OmniShow：统一多模态条件的人机交互视频生成

摘要

本文研究人-物交互视频生成任务，该任务旨在基于文本、参考图像、音频与姿态等条件生成高质量的人-物交互视频。该技术对于电子商务展示、短视频制作、交互式娱乐等实际应用中的内容自动化创作具有重要价值。然而，现有方法难以同时满足所有必要条件。我们提出端到端框架OmniShow，专为这一实用而富有挑战性的任务设计，能够协调多模态条件并实现工业级性能。为突破可控性与生成质量之间的权衡，我们提出统一通道条件注入机制以实现高效的图像与姿态条件融合，并设计门控局部上下文注意力模块确保精准的视听同步。针对数据稀缺问题，我们开发了解耦式联合训练策略，通过多阶段训练与模型融合技术高效利用异构子任务数据集。此外，为填补该领域评估空白，我们建立了首个专用综合评估基准HOIVG-Bench。大量实验表明，OmniShow在各种多模态条件设置下均达到最优性能，为新兴的人-物交互视频生成任务树立了坚实基准。

English

In this work, we study Human-Object Interaction Video Generation (HOIVG), which aims to synthesize high-quality human-object interaction videos conditioned on text, reference images, audio, and pose. This task holds significant practical value for automating content creation in real-world applications, such as e-commerce demonstrations, short video production, and interactive entertainment.
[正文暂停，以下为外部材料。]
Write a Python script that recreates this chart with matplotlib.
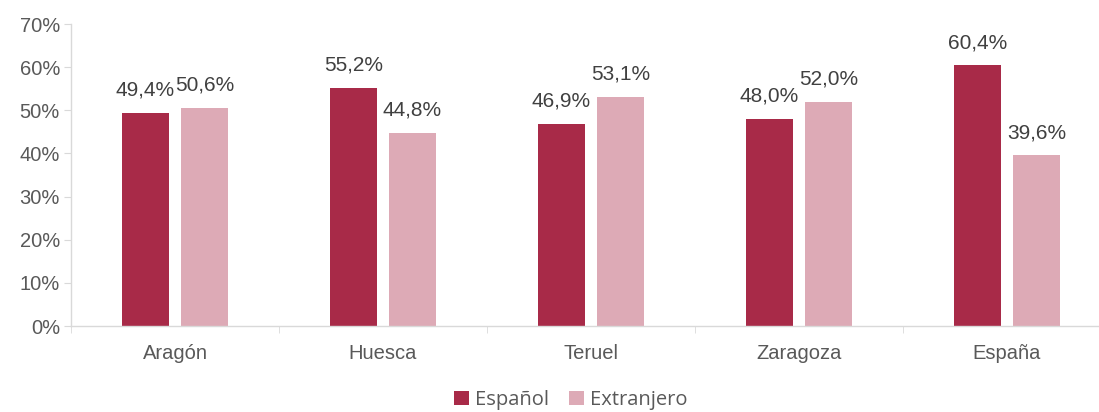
import numpy as np
import matplotlib.pyplot as plt
from matplotlib.ticker import FixedLocator, PercentFormatter

categories = ["Aragón", "Huesca", "Teruel", "Zaragoza", "España"]
espanol = [49.4, 55.2, 46.9, 48.0, 60.4]
extranjero = [50.6, 44.8, 53.1, 52.0, 39.6]
series_names = ["Español", "Extranjero"]

dark = "#A82A48"
light = "#DDAAB6"
text_col = "#595959"

fig = plt.figure(figsize=(10.99, 4.12), dpi=100)
ax = fig.add_axes([71 / 1099, 86 / 412, 1028 / 1099, 302 / 412])

x = np.arange(len(categories))
w = 0.226
off = 0.142
b1 = ax.bar(x - off, espanol, w, color=dark, label=series_names[0])
b2 = ax.bar(x + off, extranjero, w, color=light, label=series_names[1])

for bars, vals in [(b1, espanol), (b2, extranjero)]:
    for b, v in zip(bars, vals):
        ax.text(b.get_x() + b.get_width() / 2, v + 3.0, f"{v:.1f}%".replace(".", ","),
                ha="center", va="bottom", fontsize=15, color="#404040",
                family="Liberation Sans")

ax.set_xlim(-0.5, -0.5 + 1028 / 208)
ax.set_ylim(0, 70)
ax.set_yticks(np.arange(0, 71, 10))
ax.yaxis.set_major_formatter(PercentFormatter(decimals=0))
ax.set_xticks(x)
ax.set_xticklabels(categories)
ax.xaxis.set_minor_locator(FixedLocator(np.arange(-0.5, 5, 1)))

for s in ["top", "right"]:
    ax.spines[s].set_visible(False)
for s in ["left", "bottom"]:
    ax.spines[s].set_color("#D9D9D9")
    ax.spines[s].set_linewidth(1.0)

ax.tick_params(axis="y", length=5, color="#D9D9D9", labelsize=14.5, labelcolor=text_col, pad=3)
ax.tick_params(axis="x", which="major", length=0, labelsize=14.5, labelcolor=text_col, pad=13)
ax.tick_params(axis="x", which="minor", length=5, color="#D9D9D9")
for lab in ax.get_xticklabels() + ax.get_yticklabels():
    lab.set_family("Liberation Sans")

leg = fig.legend(handles=[b1, b2], labels=series_names, loc="center",
                 bbox_to_anchor=(571 / 1099, 1 - 400 / 412), ncol=2, frameon=False,
                 handlelength=0.75, handleheight=0.75, handletextpad=0.3, columnspacing=1.0,
                 prop={"family": "Open Sans", "size": 14.5})
for t in leg.get_texts():
    t.set_color(text_col)

fig.savefig("out.png", dpi=100)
However, existing approaches fail to accommodate all these requisite conditions. We present OmniShow, an end-to-end framework tailored for this practical yet challenging task, capable of harmonizing multimodal conditions and delivering industry-grade performance. To overcome the trade-off between controllability and quality, we introduce Unified Channel-wise Conditioning for efficient image and pose injection, and Gated Local-Context Attention to ensure precise audio-visual synchronization. To effectively address data scarcity, we develop a Decoupled-Then-Joint Training strategy that leverages a multi-stage training process with model merging to efficiently harness heterogeneous sub-task datasets. Furthermore, to fill the evaluation gap in this field, we establish HOIVG-Bench, a dedicated and comprehensive benchmark for HOIVG. Extensive experiments demonstrate that OmniShow achieves overall state-of-the-art performance across various multimodal conditioning settings, setting a solid standard for the emerging HOIVG task.